La réimpression de l’ancien Moniteur nous les offre à chaque pas, ces preuves, dès ses premières pages. Le parti des idées constitutionnelles en 1789 s’est appelé, dans notre histoire révolutionnaire, le parti des monarchiens. Il a dominé à l’assemblée constituante quand elle s’est ouverte ; il fut le produit naturel de la première élection libre, l’expression spontanée de l’affranchissement national. Il se composait d’hommes recommandables à divers titres ; Lally-Tollendal et Clermont-Tonnerre y représentaient la noblesse libérale du temps, d’illustres évêques y figuraient pour le clergé, mais les deux noms qui en sont restés la personnification la plus vivante sont ceux de Mounier et de Malouet.
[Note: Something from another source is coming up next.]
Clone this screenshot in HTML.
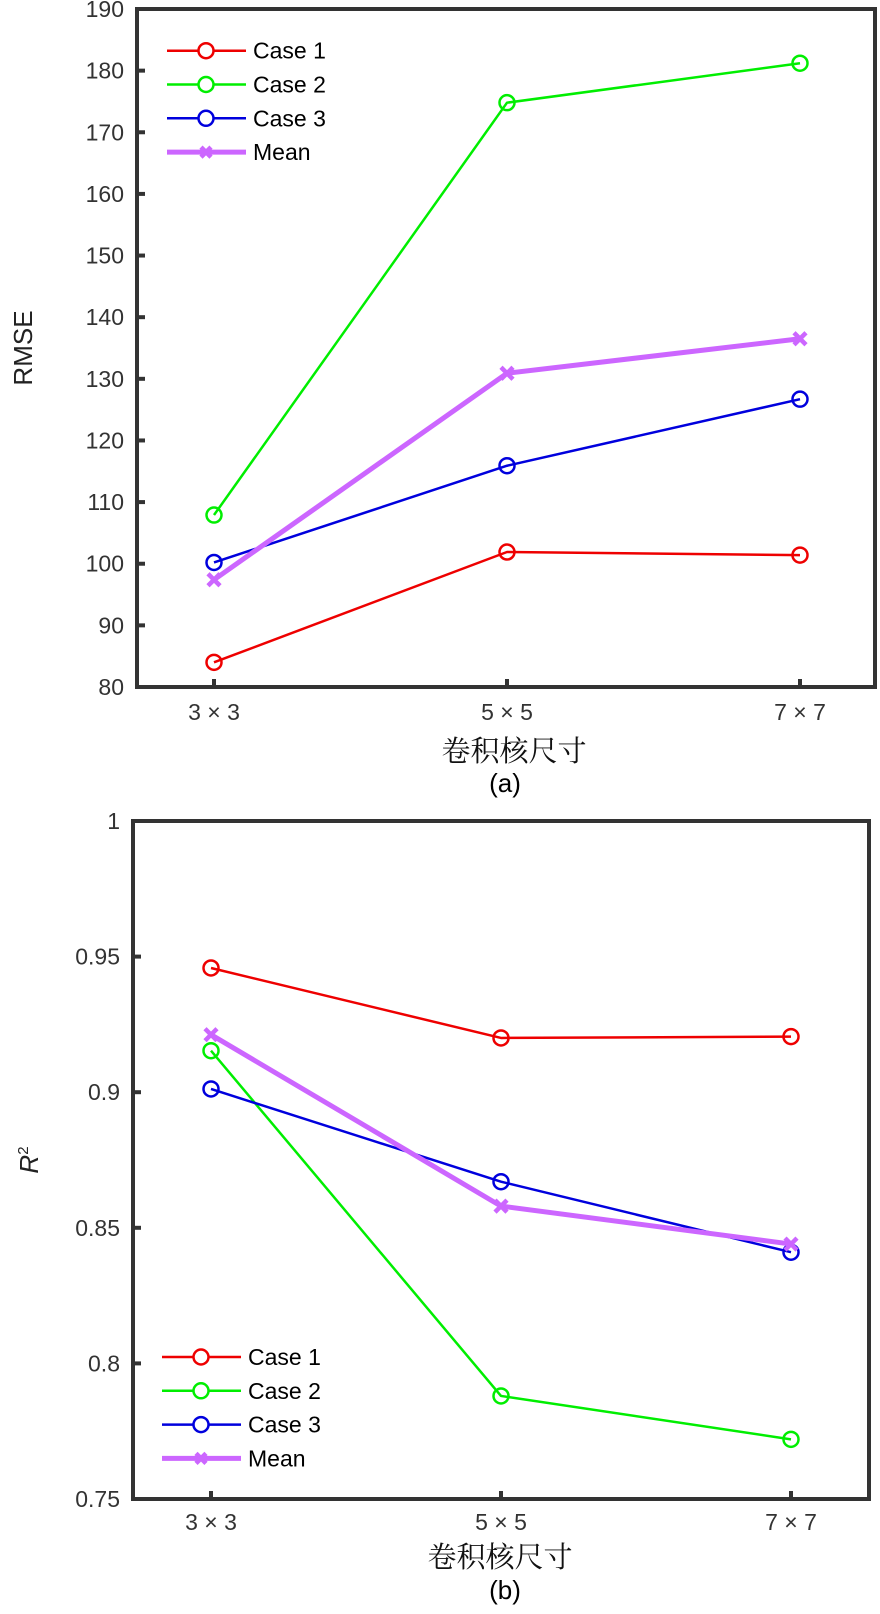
<!DOCTYPE html>
<html><head><meta charset="utf-8"><style>
html,body{margin:0;padding:0;background:#fff;}
svg{display:block;font-family:"Liberation Sans","Noto Sans CJK SC",sans-serif;}
</style></head><body>
<svg id="root" width="880" height="1614" viewBox="0 0 880 1614"></svg>
<script>
const categories = ["3×3","5×5","7×7"];
const seriesNames = ["Case 1","Case 2","Case 3","Mean"];
const seriesColors = ["#ee0000","#00ee00","#0000dd","#cc66ff"];
const rmseCase1 = [84.0, 101.9, 101.4];
const rmseCase2 = [107.9, 174.8, 181.2];
const rmseCase3 = [100.2, 115.9, 126.7];
const rmseMean = [97.4, 130.9, 136.5];
const rmseTicks = [80,90,100,110,120,130,140,150,160,170,180,190];
const r2Case1 = [0.9458, 0.920, 0.9205];
const r2Case2 = [0.9153, 0.788, 0.772];
const r2Case3 = [0.9012, 0.867, 0.841];
const r2Mean = [0.9212, 0.858, 0.844];
const r2Ticks = [0.75,0.8,0.85,0.9,0.95,1];
const r2TickLabels = ["0.75","0.8","0.85","0.9","0.95","1"];

const NS="http://www.w3.org/2000/svg";
const root=document.getElementById('root');
function mk(tag,attrs,parent){const e=document.createElementNS(NS,tag);for(const k in attrs)e.setAttribute(k,attrs[k]);(parent||root).appendChild(e);return e;}

function drawChart(cfg){
  const g=mk('g',{});
  
  
  const {L,R,T,B,ymin,ymax,xpos}=cfg;
  const ys=v=>B-(v-ymin)/(ymax-ymin)*(B-T);
  const xs=i=>xpos[0]+i*(xpos[1]-xpos[0]);
  const box=mk('rect',{x:L,y:T,width:R-L,height:B-T,fill:'none',stroke:'#333',"stroke-width":4},g);
  
  
  cfg.ticks.forEach((t,i)=>{
    const y=ys(t);
    const tk=mk('line',{x1:L,x2:L+8,y1:y,y2:y,stroke:'#333',"stroke-width":4},g);
    
    
    const tx=mk('text',{x:L-13,y:y+8,"text-anchor":"end","font-size":23,fill:'#333'},g);
    tx.textContent=cfg.tickLabels?cfg.tickLabels[i]:String(t);
    
    
  });
  categories.forEach((c,i)=>{
    const x=xs(i);
    const tk=mk('line',{x1:x,x2:x,y1:B,y2:B-8,stroke:'#333',"stroke-width":4},g);
    
    
    const tx=mk('text',{x:x,y:B+cfg.tickOff,"text-anchor":"middle","font-size":23,fill:'#333'},g);
    tx.textContent=c.replace('×',' × ');
    
    
  });
  cfg.series.forEach((vals,si)=>{
    const col=seriesColors[si];
    const isMean=si===3;
    const pts=vals.map((v,i)=>xs(i)+','+ys(v)).join(' ');
    const pl=mk('polyline',{points:pts,fill:'none',stroke:col,"stroke-width":isMean?5:2.5,"stroke-linejoin":"round"},g);
    
    
    vals.forEach((v,i)=>{
      const x=xs(i),y=ys(v);
      if(isMean){
        const m=mk('path',{d:`M${x-6},${y-6}L${x+6},${y+6}M${x-6},${y+6}L${x+6},${y-6}`,stroke:col,"stroke-width":4.5},g);
        
        
      } else {
        const m=mk('circle',{cx:x,cy:y,r:7.5,fill:'none',stroke:col,"stroke-width":2.5},g);
        
        
      }
    });
  });
  const lg=mk('g',{},g);
  
  
  seriesNames.forEach((n,si)=>{
    const y=cfg.legY+si*33.8;
    const col=seriesColors[si];
    const isMean=si===3;
    const e=mk('g',{},lg);
    
    
    mk('line',{x1:cfg.legX,x2:cfg.legX+79,y1:y,y2:y,stroke:col,"stroke-width":isMean?5:2.5},e);
    const mx=cfg.legX+39;
    if(isMean){mk('path',{d:`M${mx-5},${y-5}L${mx+5},${y+5}M${mx-5},${y+5}L${mx+5},${y-5}`,stroke:col,"stroke-width":4.5},e);}
    else mk('circle',{cx:mx,cy:y,r:7.5,fill:'#fff',stroke:col,"stroke-width":2.5},e);
    const t=mk('text',{x:cfg.legX+86,y:y+8,"font-size":23,fill:'#000'},e);
    t.textContent=n;
  });
  const xl=mk('text',{x:cfg.xlX,y:B+cfg.xlOff,"text-anchor":"middle","font-size":29,fill:'#111',"font-family":"'Noto Serif CJK SC','Noto Sans CJK SC',serif"},g);
  xl.textContent='卷积核尺寸';
  
  
  const cap=mk('text',{x:505,y:B+cfg.capOff,"text-anchor":"middle","font-size":26,fill:'#000'},g);
  cap.textContent=cfg.caption;
  
  
  return ys;
}

drawChart({name:'rmse-chart',L:137,R:875,T:9,B:687,ymin:80,ymax:190,xpos:[214,507],
  ticks:rmseTicks,series:[rmseCase1,rmseCase2,rmseCase3,rmseMean],legX:167,legY:50.7,caption:'(a)',
  tickOff:33,xlOff:74,capOff:105,xlX:514});
const yt=mk('text',{x:0,y:0,"text-anchor":"middle","font-size":26,fill:'#222',transform:'translate(32,348) rotate(-90)'});
yt.textContent='RMSE';



drawChart({name:'r2-chart',L:133,R:869,T:821,B:1499,ymin:0.75,ymax:1,xpos:[211,501],
  ticks:r2Ticks,tickLabels:r2TickLabels,series:[r2Case1,r2Case2,r2Case3,r2Mean],legX:162,legY:1357,caption:'(b)',
  tickOff:31,xlOff:68,capOff:100,xlX:500});
const rt=mk('text',{x:0,y:0,"text-anchor":"middle","font-size":26,fill:'#222',transform:'translate(38,1160) rotate(-90)'});


const ri=mk('tspan',{"font-style":"italic"},rt);ri.textContent='R';
const rs=mk('tspan',{"font-size":15,dy:-10},rt);rs.textContent='2';
</script>
</body></html>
C’est que tous deux appartenaient à ce tiers-état, à cette grande bourgeoisie française qui a été de tout temps la véritable puissance politique de notre pays, soit par le barreau et la magistrature, soit par les états-généraux et l’administration, soit par l’esprit municipal, et qui s’apprêtait en 1789 à conquérir la prépondérance définitive et incontestée. Mounier était juge royal à Grenoble et Malouet intendant du port de Toulon, quand la vie publique commença pour eux en même temps que pour la France. Ils se trouvèrent prêts. Bien différens de la plupart de leurs contemporains qui n’avaient que des idées vagues, des besoins indéfinis, leur esprit était déjà plein d’idées nettes, positives et pratiques. On va en juger.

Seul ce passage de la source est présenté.